We know that if $\Bbb{F}_p$ is the field of integer modulo $p$ a prime. If $L/\Bbb{F}_p$ is a finite extension with degree $[L:\Bbb{F}_p]=n$. Then $Gal(L:\Bbb{F}_p)$ is a cyclic group of order $n$, generated by
$\phi:L \to L$ where $\phi(\alpha)=\alpha^p$, for $\alpha \in L$.
I have to find the galois group of the following:
i) $x^3 + x +1$ over $\Bbb{F}_5$
ii) $x^4-1$ over $\Bbb{F}_7$
iii) $x^4+x-1$ over $\Bbb{F}_3$
Question:
Can I say that from the fact that the extension will have some kind cyclic Galois group, generated by the above homomorphism; to obtain a splitting field from an irreducible polynomial we only have to adjoin $1$ root?? And hence we only need to find the degree, say $n$, of the irreducible polynomial in question and then $Gal(f)=C_n$?? This would give the following:
So for i) $f(x)=x^3+x+1$ has no root so is irreducible and so $Gal(F) = C_3$ – We already knew this anyway, we can check the discriminant and see that it is square in $\Bbb{F}_5$, so we have galois group $A_3 \cong C_3$ by well known result.

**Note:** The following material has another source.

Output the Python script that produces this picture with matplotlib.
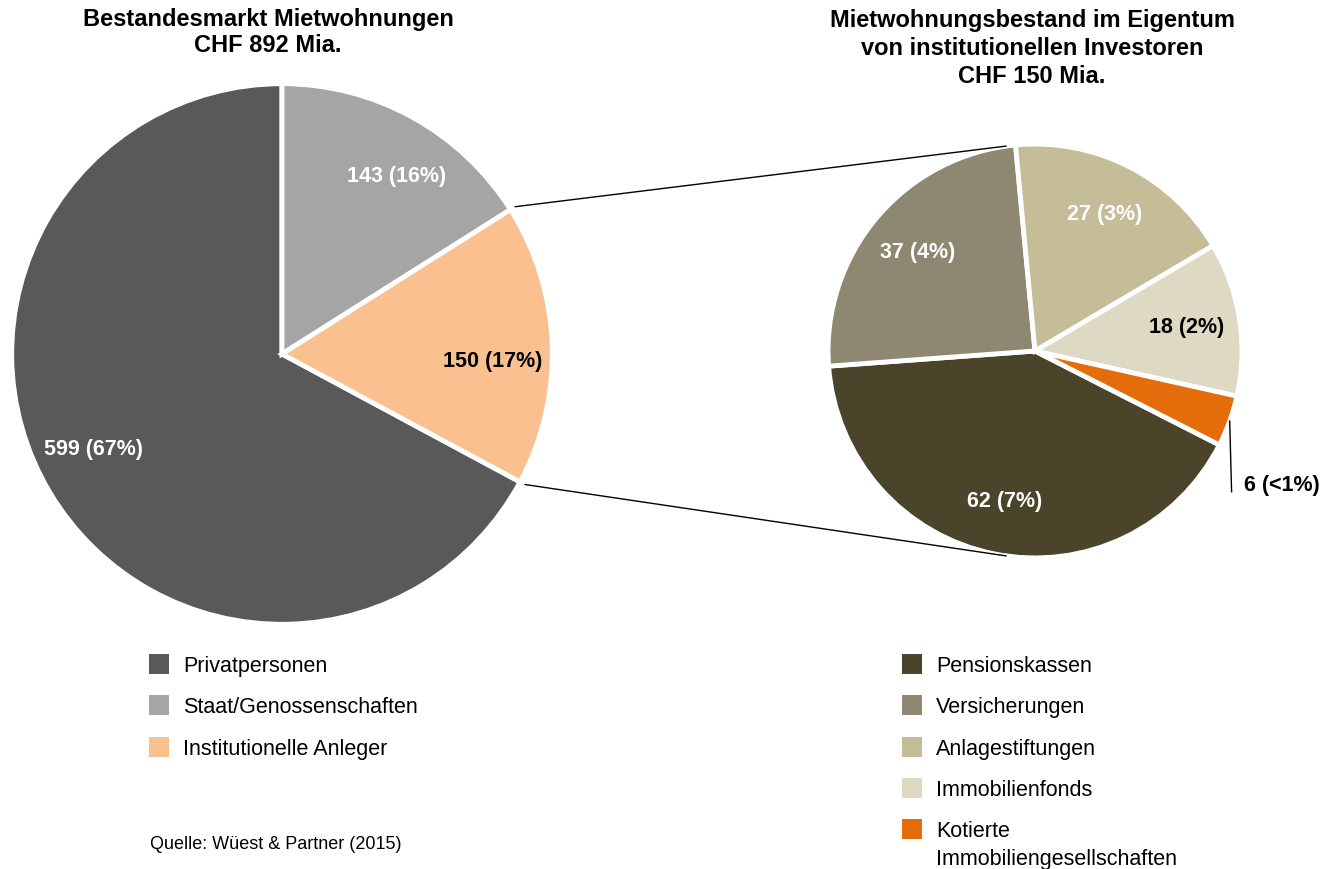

ii) $f(x) = x^4-1 = (x-1)(x+1)(x^2+1)$ and as $(x^2+1)$ is irreducible over $\Bbb{F}_7$ all we have to do is adjoin roots of this. $Gal(f) = C_2$?
iii) $f(x) = x^4+x-1$ which I've shown is irreducible in $\Bbb{F}_3$ so $Gal(f) = C_4$.
Is this correct- I think it is but it seems a little, simple. Thanks in advance
Best Answer
Yes, I believe the result is true. In fact, to argue that the splitting field of a degree-$n$ irreducible polynomial $f(X) \in \mathbb F_{p}[X]$ is generated by a single root $\alpha$, all we need to know is that $\mathbb F_{p}(\alpha) \cong \mathbb F_{p^n}$ is a Galois extension of $\mathbb F_p$ (being the splitting field of $X^{p^n} - X$). Since $f$ is irreducible with at least one root $\alpha$ in the extension field $\mathbb F_p (\alpha)$, and since the extension is Galois, it immediately follows that $f$ splits completely in $\mathbb F_p(\alpha)$. Having established this, it then follows that the Galois group of $f$ is $C_n$.